▶ **Exercise aim**
Word for word, print each line of the listing below; pictures stay out.

= = =

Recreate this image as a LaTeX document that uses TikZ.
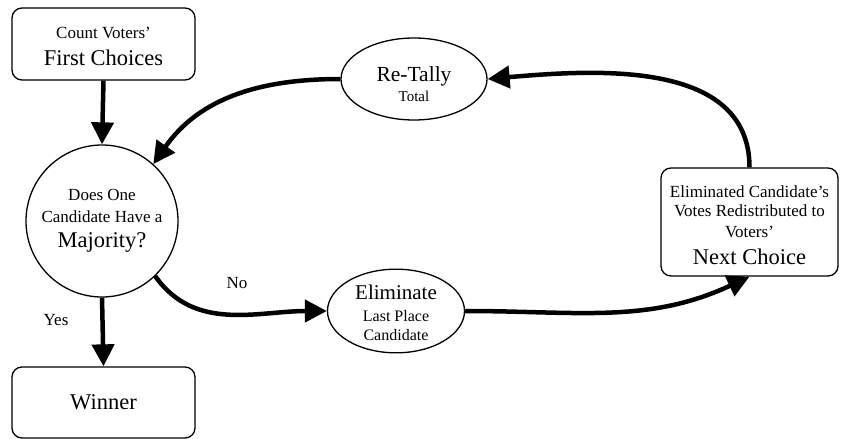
\documentclass[tikz,border=0pt]{standalone}
\usepackage{fontspec}
\setmainfont{Liberation Serif}
\usepackage{amsmath}
\usepackage{xcolor}
\usetikzlibrary{arrows.meta,shapes.geometric}

\newcommand{\smtxt}{\fontsize{17}{20}\selectfont}
\newcommand{\bgtxt}{\fontsize{22.5}{24}\selectfont}

\tikzset{
  stepbox/.style={draw, rounded corners=10pt, line width=1.3pt, align=center, inner sep=0pt, font=\smtxt},
  oval/.style={draw, ellipse, line width=1.3pt, align=center, inner sep=0pt, font=\smtxt},
  flow/.style={line width=4.5pt, -{Triangle[length=22pt,width=22pt]}},
  lbl/.style={font=\smtxt, inner sep=0pt}
}

\begin{document}
\begin{tikzpicture}[x=1pt, y=-1pt]
                \useasboundingbox (0,0) rectangle (841,439);
                % nodes
                \node[stepbox, minimum width=183pt, minimum height=72pt] (count) at (103.5,44)
                    {\rule{0pt}{16pt}Count Voters'\\[7pt] \bgtxt First Choices};
                \node[draw, circle, line width=1.3pt, minimum size=152pt, align=center, inner sep=0pt, font=\smtxt] (major) at (102,221)
                    {Does One\\[2pt] Candidate Have a\\[5pt] \bgtxt Majority?};
                \node[stepbox, minimum width=183pt, minimum height=71pt] (winner) at (103.5,402.5)
                    {\bgtxt Winner};
                \node[oval, minimum width=146pt, minimum height=82pt] (retally) at (414,79)
                    {\fontsize{21.5}{23}\selectfont\rule{0pt}{26pt}Re-Tally\\ \fontsize{15}{17}\selectfont Total};
                \node[oval, minimum width=137pt, minimum height=82pt] (elim) at (396,311)
                    {\fontsize{21}{23}\selectfont\rule{0pt}{18pt}Eliminate\\[2pt] \fontsize{16}{19}\selectfont Last Place\\[-1pt] \fontsize{16}{19}\selectfont Candidate};
                \node[stepbox, minimum width=177pt, minimum height=108pt] (next) at (749.5,222)
                    {\rule{0pt}{18pt}Eliminated Candidate's\\[-1pt] Votes Redistributed to\\[1pt] Voters'\\[7pt] \bgtxt Next Choice};
                % labels
                \node[lbl] (no) at (237,283) {No};
                \node[lbl] (yes) at (56,320) {Yes};
                % arrows
                \draw[flow] (count.south) -- (major.north);
                \draw[flow] (major.south) -- (winner.north);
                \draw[flow] (major.-46) to[out=-55, in=180] (elim.west);
                \draw[flow] (elim.east) to[out=0, in=205] (next.south);
                \draw[flow] (next.north) to[out=90, in=5] (retally.east);
                \draw[flow] (retally.west) to[out=180, in=55] (major.48);
            \end{tikzpicture}
\end{document}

= = =

▶ **Written solution**
Recreate this image as a LaTeX document that uses TikZ.
\documentclass[tikz,border=0pt]{standalone}
\usepackage{fontspec}
\setmainfont{Liberation Serif}
\usepackage{amsmath}
\usepackage{xcolor}
\usetikzlibrary{arrows.meta,shapes.geometric}

\newcommand{\smtxt}{\fontsize{17}{20}\selectfont}
\newcommand{\bgtxt}{\fontsize{22.5}{24}\selectfont}

\tikzset{
  stepbox/.style={draw, rounded corners=10pt, line width=1.3pt, align=center, inner sep=0pt, font=\smtxt},
  oval/.style={draw, ellipse, line width=1.3pt, align=center, inner sep=0pt, font=\smtxt},
  flow/.style={line width=4.5pt, -{Triangle[length=22pt,width=22pt]}},
  lbl/.style={font=\smtxt, inner sep=0pt}
}

\begin{document}
\begin{tikzpicture}[x=1pt, y=-1pt]
                \useasboundingbox (0,0) rectangle (841,439);
                % nodes
                \node[stepbox, minimum width=183pt, minimum height=72pt] (count) at (103.5,44)
                    {\rule{0pt}{16pt}Count Voters'\\[7pt] \bgtxt First Choices};
                \node[draw, circle, line width=1.3pt, minimum size=152pt, align=center, inner sep=0pt, font=\smtxt] (major) at (102,221)
                    {Does One\\[2pt] Candidate Have a\\[5pt] \bgtxt Majority?};
                \node[stepbox, minimum width=183pt, minimum height=71pt] (winner) at (103.5,402.5)
                    {\bgtxt Winner};
                \node[oval, minimum width=146pt, minimum height=82pt] (retally) at (414,79)
                    {\fontsize{21.5}{23}\selectfont\rule{0pt}{26pt}Re-Tally\\ \fontsize{15}{17}\selectfont Total};
                \node[oval, minimum width=137pt, minimum height=82pt] (elim) at (396,311)
                    {\fontsize{21}{23}\selectfont\rule{0pt}{18pt}Eliminate\\[2pt] \fontsize{16}{19}\selectfont Last Place\\[-1pt] \fontsize{16}{19}\selectfont Candidate};
                \node[stepbox, minimum width=177pt, minimum height=108pt] (next) at (749.5,222)
                    {\rule{0pt}{18pt}Eliminated Candidate's\\[-1pt] Votes Redistributed to\\[1pt] Voters'\\[7pt] \bgtxt Next Choice};
                % labels
                \node[lbl] (no) at (237,283) {No};
                \node[lbl] (yes) at (56,320) {Yes};
                % arrows
                \draw[flow] (count.south) -- (major.north);
                \draw[flow] (major.south) -- (winner.north);
                \draw[flow] (major.-46) to[out=-55, in=180] (elim.west);
                \draw[flow] (elim.east) to[out=0, in=205] (next.south);
                \draw[flow] (next.north) to[out=90, in=5] (retally.east);
                \draw[flow] (retally.west) to[out=180, in=55] (major.48);
            \end{tikzpicture}
\end{document}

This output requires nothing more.